Comme dans tous les romans de cet auteur, le bonheur est une petite lueur au milieu de la tragédie de la vie… Il le dit à la fin du livre « le bonheur n’est qu’un épisode accidentel dans un drame fait tout entier de souffrance. »  Le roman est assez pessimiste mais il y a quand même des lueurs d’espoir qui parsèment le récit, comme la vision de la vie de Thomas Hardy.   Et comme toujours il est un bon peintre de la vie rurale dans la campagne anglaise. Il est facile à lire, fluide. Moi j’aime beaucoup les descriptions et les sagas à la Zola.. et il me fait un peu penser à ça…( tous les deux font partie du courant Naturaliste de l’époque ) Très contente d’avoir replongé dans les romans victoriens et je vais continuer 😉.

Extraits :

Les réverbères, qui brillaient maintenant à travers la ceinture de feuillage, donnaient au cœur de la ville un aspect de paix et de bien-être, et renforçaient l’étrange impression de solitude produite par une campagne sombre et si proche pourtant de la vie.

Je me suis dit que, dans la vie, les aubaines viennent à qui sait les conquérir, et j’ai résolu de tenter la chance.

Tout évoquait la conquête romaine, à Casterbridge ; rues, allées, enclos, avaient un aspect romain, sentaient l’art romain, cachaient des cadavres de Rome.

Il cédait manifestement à cette impulsion étrange, qui conduit souvent les hommes à confier à une nouvelle connaissance ce qu’ils ne voudraient jamais raconter à un ami ancien.

Elle apprit qu’elle pouvait, sur simple demande, obtenir la pleine possession de parures et d’objets agréables et connut la vérité du proverbe moyenâgeux : « Prendre, avoir et garder sont mots bons à prononcer. »

Si talents et savoir lui faisaient, hélas, toujours défaut, une intuition naturelle lui tenait lieu de connaissances.

La réserve est chose aussi précieuse dans le monde des passions que la hardiesse dans celui de l’action, et cette jeune fille naïve avait une intuition naturelle qui touchait au génie.

[…] dans ses yeux s’allumait une lueur de désir et d’attente, comme si la Nature, pour les peindre, avait emprunté les pinceaux du Corrège.

Son cœur réclamait un asile où se réfugier et rester au repos. Fruste ou élégant, peu lui importait, pourvu qu’il fût chaud.

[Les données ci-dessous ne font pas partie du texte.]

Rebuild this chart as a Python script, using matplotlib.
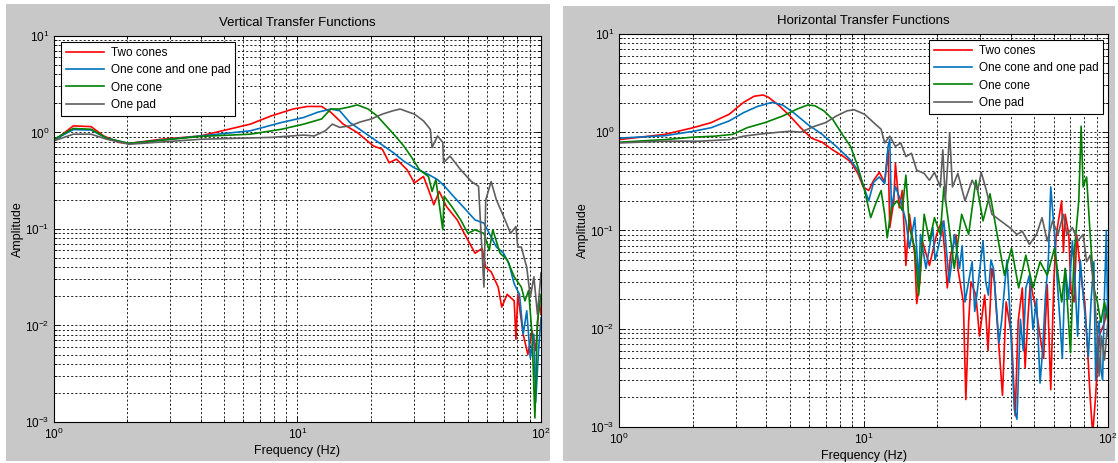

Seulement, dans cette vie, on ne nous juge pas sur ce que nous sommes, mais sur ce que nous paraissons être […]

Elle avait appris la leçon du renoncement et était aussi habituée à voir chaque jour échouer ses désirs, qu’à voir chaque soir se coucher le soleil. Si sa carrière terrestre lui avait mal appris la philosophie des livres, elle avait rudement exercé sa philosophie personnelle.

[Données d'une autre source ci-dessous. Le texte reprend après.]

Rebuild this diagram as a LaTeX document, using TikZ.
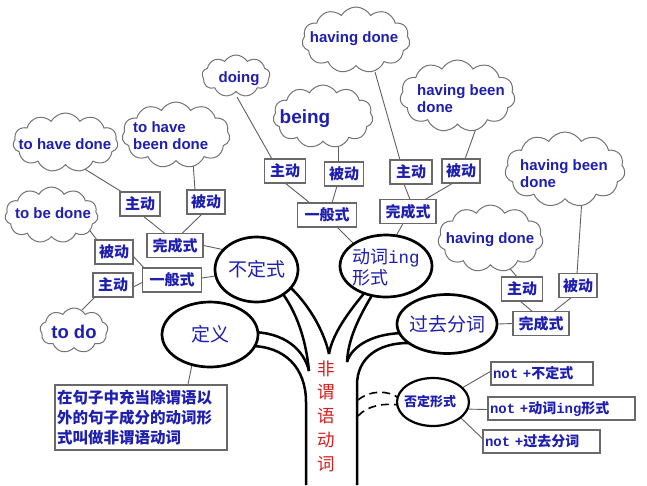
\documentclass[tikz,border=0pt]{standalone}
\usepackage{fontspec}
\setmainfont{Liberation Sans}
\newfontfamily\cjk{Noto Sans CJK SC}
\newfontfamily\mono{Liberation Mono}
\usetikzlibrary{shapes.symbols,shapes.geometric,calc,backgrounds}
\definecolor{txtblue}{RGB}{30,30,175}
\definecolor{trunkred}{RGB}{215,30,30}
\definecolor{boxgray}{RGB}{105,105,105}
\definecolor{cloudgray}{RGB}{115,115,115}
\definecolor{linegray}{RGB}{95,95,95}
\begin{document}
\begin{tikzpicture}[x=1pt,y=-1pt,
  cloudshape/.style={cloud, cloud puffs=11, cloud puff arc=120, cloud ignores aspect, draw=cloudgray, line width=1pt, fill=white, inner sep=0pt},
  cloudtxt/.style={text=txtblue, font=\bfseries\fontsize{15}{17}\selectfont, inner sep=0pt, align=left},
  wbox/.style={rectangle, draw=boxgray, line width=1.3pt, fill=white, text=txtblue, font=\cjk\bfseries\fontsize{15}{15}\selectfont, inner sep=0pt, minimum height=24pt},
  bigell/.style={ellipse, draw=black, line width=2.7pt, fill=white, text=txtblue, inner sep=0pt, font=\cjk\fontsize{19}{21}\selectfont},
  conn/.style={draw=linegray, line width=0.9pt},
  trunkln/.style={draw=black, line width=2.5pt},
  negdash/.style={draw=black, line width=1.6pt, dash pattern=on 8pt off 5pt},
  notbox/.style={rectangle, draw=boxgray, line width=1.3pt, fill=white, text=txtblue, inner ysep=0pt, inner xsep=2pt, minimum height=23pt, align=left, font=\cjk\bfseries\fontsize{14}{14}\selectfont},
]
\path[use as bounding box] (0,0) rectangle (647,485);

% ---------- clouds ----------
\node[cloudshape, minimum width=105pt, minimum height=59pt] (thd) at (65.5,142.5) {};
\node[cloudshape, minimum width=108pt, minimum height=66pt] (thbd) at (176,135) {};
\node[cloudshape, minimum width=93pt, minimum height=56pt] (tbd) at (51.5,215) {};
\node[cloudshape, cloud puffs=9, minimum width=68pt, minimum height=45pt] (todo) at (74,330.5) {};
\node[cloudshape, cloud puffs=9, minimum width=68pt, minimum height=42pt] (doing) at (236,76) {};
\node[cloudshape, minimum width=108pt, minimum height=66pt] (hd1) at (356,40) {};
\node[cloudshape, minimum width=100pt, minimum height=63pt] (being) at (323,116.5) {};
\node[cloudshape, minimum width=115pt, minimum height=72pt] (hbd1) at (457.5,96) {};
\node[cloudshape, minimum width=120pt, minimum height=75pt] (hbd2) at (565,169.5) {};
\node[cloudshape, minimum width=105pt, minimum height=67pt] (hd2) at (490.5,238.5) {};

\node[cloudtxt] (t_thd) at (65,144) {to have done};
\node[cloudtxt, anchor=west] (t_thbd) at (133,136) {to have\\been done};
\node[cloudtxt] (t_tbd) at (53,213) {to be done};
\node[cloudtxt, font=\bfseries\fontsize{18.5}{20}\selectfont] (t_todo) at (74,332) {to do};
\node[cloudtxt] (t_doing) at (239,79) {doing};
\node[cloudtxt] (t_hd1) at (354,39) {having done};
\node[cloudtxt, font=\bfseries\fontsize{19}{21}\selectfont] (t_being) at (305,119) {being};
\node[cloudtxt, anchor=west] (t_hbd1) at (417,99) {having been\\done};
\node[cloudtxt, anchor=west] (t_hbd2) at (520,173.5) {having been\\done};
\node[cloudtxt] (t_hd2) at (490,240) {having done};

% ---------- small boxes ----------
\node[wbox, minimum width=40pt] (zd1) at (140,204) {主动};
\node[wbox, minimum width=38pt] (bd1) at (206,202) {被动};
\node[wbox, minimum width=56pt] (wc1) at (175,245.5) {完成式};
\node[wbox, minimum width=38pt] (bd2) at (114,252) {被动};
\node[wbox, minimum width=40pt] (zd2) at (113,285) {主动};
\node[wbox, minimum width=59pt] (yb1) at (172,280) {一般式};
\node[wbox, minimum width=41pt] (zd3) at (285,171) {主动};
\node[wbox, minimum width=39pt] (bd3) at (344,174) {被动};
\node[wbox, minimum width=59pt] (yb2) at (327,215) {一般式};
\node[wbox, minimum width=42pt] (zd4) at (411,172) {主动};
\node[wbox, minimum width=38pt] (bd4) at (461,171) {被动};
\node[wbox, minimum width=56pt] (wc2) at (408,211.5) {完成式};
\node[wbox, minimum width=41pt] (zd5) at (522,289) {主动};
\node[wbox, minimum width=38pt] (bd5) at (578,285.5) {被动};
\node[wbox, minimum width=56pt] (wc3) at (541,323.5) {完成式};

\node[wbox, minimum width=172pt, minimum height=65pt, text width=168pt, align=left,
      font=\cjk\bfseries\fontsize{15.5}{20}\selectfont] (defbox) at (141,417.5)
      {在句子中充当除谓语以\\外的句子成分的动词形\\式叫做非谓语动词};

% ---------- ellipses ----------
\node[bigell, minimum width=83pt, minimum height=65pt] (bdx) at (256.5,269.5) {\makebox[0pt]{不定式}};
\node[bigell, minimum width=96pt, minimum height=65pt] (dy) at (210,334.5) {\makebox[0pt]{定义}};
\node[bigell, minimum width=92pt, minimum height=62pt] (ing) at (386,266) {};
\node[text=txtblue, font=\cjk\fontsize{18}{21}\selectfont, align=left, anchor=west, inner sep=0pt] (t_ing) at (352,267.5) {动词{\mono\fontsize{17.5}{21}\selectfont ing}\\形式};
\node[bigell, minimum width=100pt, minimum height=59pt] (gq) at (447,324) {\makebox[0pt]{过去分词}};
\node[bigell, line width=2.2pt, minimum width=72pt, minimum height=48pt, font=\cjk\bfseries\fontsize{13}{13}\selectfont] (fd) at (433,402) {\makebox[0pt]{否定形式\hspace*{6pt}}};

% ---------- not boxes ----------
\node[notbox, minimum width=102pt, text width=98pt] (nb1) at (542,373.5) {{\mono not +}不定式};
\node[notbox, minimum width=147pt, text width=143pt] (nb2) at (561.5,408.5) {{\mono not +}动词{\mono ing}形式};
\node[notbox, minimum width=117pt, text width=113pt] (nb3) at (541.5,441.5) {{\mono not +}过去分词};

% ---------- trunk text ----------
\node[text=trunkred, font=\cjk\fontsize{17.5}{23.75}\selectfont, align=center, inner sep=0pt] (trunktxt) at (326,416) {非\\谓\\语\\动\\词};

\coordinate (trA) at (358,400);
\coordinate (trB) at (358,416);

% ---------- lines behind ----------
\begin{scope}[on background layer]
  % trunk
  \draw[trunkln] (250,346) .. controls (285,346) and (306,368) .. (306,402) -- (306,485);
  \draw[trunkln] (250,332) .. controls (285,332) and (304,350) .. (309,371);
  \draw[trunkln] (280,290) .. controls (297,312) and (306,340) .. (309,371);
  \draw[trunkln] (290,287) .. controls (312,308) and (325,335) .. (329,354);
  \draw[trunkln] (367,290) .. controls (348,312) and (332,335) .. (329,354);
  \draw[trunkln] (374,292) .. controls (358,318) and (348,340) .. (347,362);
  \draw[trunkln] (405,333) .. controls (375,333) and (352,345) .. (347,362);
  \draw[trunkln] (408,343) .. controls (378,343) and (357,358) .. (357,385) -- (357,485);
  % dashed to negation
  \draw[negdash] (trA) .. controls (370,390) and (388,390) .. ($(fd.west)+(3,-4)$);
  \draw[negdash] (trB) .. controls (368,405) and (385,403) .. ($(fd.west)+(3,3)$);
  % connectors
  \draw[conn] ($(thd)+(17.5,25.5)$) -- ($(zd1)+(-18,-12)$);
  \draw[conn] ($(thbd)+(17,27)$) -- ($(bd1)+(-11,-12)$);
  \draw[conn] ($(zd1)+(3,12)$) -- ($(wc1)+(-10,-12)$);
  \draw[conn] ($(bd1)+(-4,12)$) -- ($(wc1)+(7,-12)$);
  \draw[conn] (wc1.east) -- ($(bdx)+(-34,-20)$);
  \draw[conn] ($(tbd)+(36.5,13)$) -- ($(bd2)+(-17,-12)$);
  \draw[conn] ($(bd2)+(19,4)$) -- ($(yb1)+(-27,-11)$);
  \draw[conn] ($(zd2)+(20,2)$) -- ($(yb1)+(-29,2)$);
  \draw[conn] ($(zd2)+(-18,12)$) -- ($(todo)+(8,-20.5)$);
  \draw[conn] ($(yb1.east)+(0,-2)$) -- ($(bdx)+(-38,6)$);
  \draw[conn] ($(doing)+(1,21)$) -- ($(zd3)+(-13,-12)$);
  \draw[conn] ($(being)+(15,30.5)$) -- ($(bd3)+(-6,-12)$);
  \draw[conn] ($(zd3)+(0,12)$) -- ($(yb2)+(-17,-12)$);
  \draw[conn] ($(bd3)+(-7,12)$) -- ($(yb2)+(5,-12)$);
  \draw[conn] ($(yb2)+(10,12)$) -- ($(ing)+(-32,-22)$);
  \draw[conn] ($(hd1)+(19,32)$) -- ($(zd4)+(-11,-12)$);
  \draw[conn] ($(zd4)+(-7,12)$) -- ($(wc2)+(2,-12)$);
  \draw[conn] ($(hbd1)+(20.5,27)$) -- ($(bd4)+(4,-12)$);
  \draw[conn] ($(bd4)+(-8,12)$) -- ($(wc2)+(17,-12)$);
  \draw[conn] ($(wc2)+(-5,12)$) -- ($(ing)+(10,-30)$);
  \draw[conn] ($(hbd2)+(17,28.5)$) -- ($(bd5)+(-1,-11.5)$);
  \draw[conn] ($(hd2)+(16.5,26.5)$) -- ($(zd5)+(-5,-12)$);
  \draw[conn] ($(zd5)+(-2,12)$) -- ($(wc3)+(-8,-11.5)$);
  \draw[conn] ($(bd5)+(-6,11.5)$) -- ($(wc3)+(12,-11.5)$);
  \draw[conn] (wc3.west) -- (gq.east);
  \draw[conn] ($(dy)+(-18,30)$) -- ($(defbox.north)+(47,0)$);
  \draw[conn] ($(fd)+(29,-14)$) -- ($(nb1.west)+(0,-2)$);
  \draw[conn] ($(fd)+(30,7)$) -- ($(nb2.west)+(0,1)$);
  \draw[conn] ($(fd)+(28,16)$) -- ($(nb3.west)+(0,-3)$);
\end{scope}
\end{tikzpicture}
\end{document}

Les prix, comme les routes de ce temps-là, avaient des pentes brusques qui traduisaient toutes les conditions locales, et que n’adoucissaient nuls nivellements pratiqués par les ingénieurs.

Le paysan devenait donc une sorte de baromètre vivant, et possédait des antennes sans cesse tendues vers le ciel et vers le vent.

La grand-route se transformait en traverse, la traverse en chemin, le chemin en venelle, la venelle en sentier, et le sentier même se perdait bientôt dans les herbes.

La rue du Fumier était la caverne d’Adullam de tous les villages voisins, le refuge de tous les malheureux, de tous les endettés, de tous les persécutés.

Ah, je ne crois pas que l’on puisse rien attendre de bon d’un secret. C’est un secret qui a jeté une ombre épaisse sur ma vie.

Il y a un coin de l’esprit où se laissent volontiers concevoir des pensées inavouées, involontaires et pernicieuses, avant qu’un effort ne les y repousse.

elle sut utiliser les ressources de sa nature généreuse, en faisant part aux êtres moins favorisés qui l’entouraient d’un secret que la vie lui avait enseigné pour rendre supportable une condition médiocre ; ce secret consistait, d’après elle, en un habile grossissement, à l’aide d’une sorte de microscope mental, des mille petites joies communes à tous ceux qui ne souffrent pas positivement ; de telles joies, ainsi considérées, ont sur l’existence une action tonique presque aussi prononcée que des intérêts plus vastes, mais traités à la légère.